2. test_condition - Test Conditions Server-Side
Use this when: You need to check if a condition is met without implementing the logic in your script
Command structure:
{
"type": "test_condition",
"condition": {
"condition": "numeric_state",
"entity_id": "sensor.temperature",
"above": 20
},
"variables": {
"custom_var": "value"
}
}
Why use this: Offload condition logic to Home Assistant.
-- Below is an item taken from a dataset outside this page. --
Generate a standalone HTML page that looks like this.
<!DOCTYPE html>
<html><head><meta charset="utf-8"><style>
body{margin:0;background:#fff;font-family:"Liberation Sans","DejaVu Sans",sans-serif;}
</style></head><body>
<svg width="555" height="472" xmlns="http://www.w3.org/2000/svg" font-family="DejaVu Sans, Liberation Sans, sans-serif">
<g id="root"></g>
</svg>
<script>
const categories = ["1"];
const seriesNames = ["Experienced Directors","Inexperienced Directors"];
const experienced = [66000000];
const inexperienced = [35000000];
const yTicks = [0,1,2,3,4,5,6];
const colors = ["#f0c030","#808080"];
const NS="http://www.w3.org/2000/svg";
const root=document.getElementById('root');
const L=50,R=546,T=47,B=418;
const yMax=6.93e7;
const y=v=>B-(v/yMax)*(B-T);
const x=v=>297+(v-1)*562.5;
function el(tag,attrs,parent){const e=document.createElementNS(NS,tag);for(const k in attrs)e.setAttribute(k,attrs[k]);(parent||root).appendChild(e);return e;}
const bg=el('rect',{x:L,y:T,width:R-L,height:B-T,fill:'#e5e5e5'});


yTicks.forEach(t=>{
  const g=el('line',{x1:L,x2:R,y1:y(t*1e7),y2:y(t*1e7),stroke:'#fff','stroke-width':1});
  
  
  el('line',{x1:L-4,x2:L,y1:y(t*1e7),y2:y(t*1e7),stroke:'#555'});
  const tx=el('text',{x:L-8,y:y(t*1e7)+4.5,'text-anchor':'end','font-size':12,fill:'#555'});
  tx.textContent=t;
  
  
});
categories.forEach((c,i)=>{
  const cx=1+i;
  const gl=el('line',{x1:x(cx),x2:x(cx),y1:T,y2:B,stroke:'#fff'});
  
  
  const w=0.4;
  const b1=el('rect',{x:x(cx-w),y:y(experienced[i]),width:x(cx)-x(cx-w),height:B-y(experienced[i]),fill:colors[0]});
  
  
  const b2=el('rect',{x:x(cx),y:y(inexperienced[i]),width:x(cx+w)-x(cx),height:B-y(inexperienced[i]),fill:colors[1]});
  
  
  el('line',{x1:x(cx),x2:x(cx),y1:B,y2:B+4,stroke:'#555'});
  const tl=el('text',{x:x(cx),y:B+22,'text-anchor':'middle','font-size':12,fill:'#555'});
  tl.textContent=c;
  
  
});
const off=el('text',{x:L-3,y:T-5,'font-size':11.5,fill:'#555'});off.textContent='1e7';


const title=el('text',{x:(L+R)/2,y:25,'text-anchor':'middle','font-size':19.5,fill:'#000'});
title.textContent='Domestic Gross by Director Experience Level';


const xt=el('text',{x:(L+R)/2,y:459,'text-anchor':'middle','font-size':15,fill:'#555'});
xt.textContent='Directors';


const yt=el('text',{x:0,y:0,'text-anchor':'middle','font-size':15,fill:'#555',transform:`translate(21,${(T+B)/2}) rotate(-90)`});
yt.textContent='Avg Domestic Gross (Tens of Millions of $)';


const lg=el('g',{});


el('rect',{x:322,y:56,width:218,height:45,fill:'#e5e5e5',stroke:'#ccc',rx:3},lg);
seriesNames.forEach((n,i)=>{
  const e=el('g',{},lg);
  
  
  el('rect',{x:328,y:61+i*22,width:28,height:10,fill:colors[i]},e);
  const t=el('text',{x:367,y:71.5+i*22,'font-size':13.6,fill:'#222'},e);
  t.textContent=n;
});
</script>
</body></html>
Your script stays simple while using Home Assistant's powerful condition engine.
3. execute_script - Execute Multiple Actions
Use this when: You need to execute a sequence of actions, including wait_for_trigger, delays, service calls, and more
Command structure:
{
"type": "execute_script",
"sequence": [
{
"service": "light.turn_on",
"target": {"entity_id": "light.living_room"}
},
{
"wait_for_trigger": [
{
"platform": "state",
"entity_id": "binary_sensor.motion",
"to": "off",
"for": {"minutes": 5}
}
]
},
{
"service": "light.turn_off",
"target": {"entity_id": "light.living_room"}
}
],
"variables": {
"custom_var": "value"
}
}
Why use this:
- Execute complex automation logic using native Home Assistant syntax
- Use
wait_for_triggerto wait for events - Chain multiple actions together
- Keep your script minimal - all logic is in HA syntax
- Getting response data: To get response from service calls, store the result in a response variable and set it as the script result
Example with response data:
{
"type": "execute_script",
"sequence": [
{
"service": "weather.get_forecasts",
"target": {"entity_id": "weather.home"},
"response_variable": "weather_data"
},
{
"stop": "Done",
"response_variable": "weather_data"
}
]
}
Essential Registry Information
To understand Home Assistant's information architecture, also use:
- config/entity_registry/list: Learn about entities and their unique IDs
- config/device_registry/list: Learn about devices and their entities
- config/area_registry/list: Understand how spaces are organized
- config/floor_registry/list: Multi-floor layout information
Current state of the home
If the user is building an application that wants to represent the current state of the home, use:
- subscribe_entities: Get real-time updates on all entity states (Home Assistant JS WebSocket has built-in support for this)
Implementation Guidance
Python Projects
For Python-based projects, refer to the Python API reference:
- File:
references/python_api.md - Usage: Load this reference when implementing Python integrations
- Contains:
- Example code: Python scripts demonstrating common use cases.
- Key operations: Automation engine commands, getting states, calling services, subscribing to events, error handling
Node.js Projects
For Node.js-based projects, refer to the Node.js API reference:
- File:
references/node_api.md - Usage: Load this reference when implementing Node.js integrations
- Contains:
- WebSocket API examples using
home-assistant-js-websocketlibrary
- WebSocket API examples using
Best Practices
- Error Handling: Always implement proper error handling for network failures and authentication issues
- Connection Testing: Validate connections before proceeding with implementation
- Real-time Updates: For monitoring scenarios, use WebSocket APIs instead of polling REST endpoints
Common Integration Patterns
Data Dashboard
Read sensor states and display them in a custom dashboard or monitoring application.
Automation Logic
Subscribe to entity state changes and trigger custom actions based on conditions.
External Triggers
Call Home Assistant services from external events (webhooks, scheduled jobs, user actions).
Data Export
Retrieve historical data from Home Assistant for analysis or backup purposes.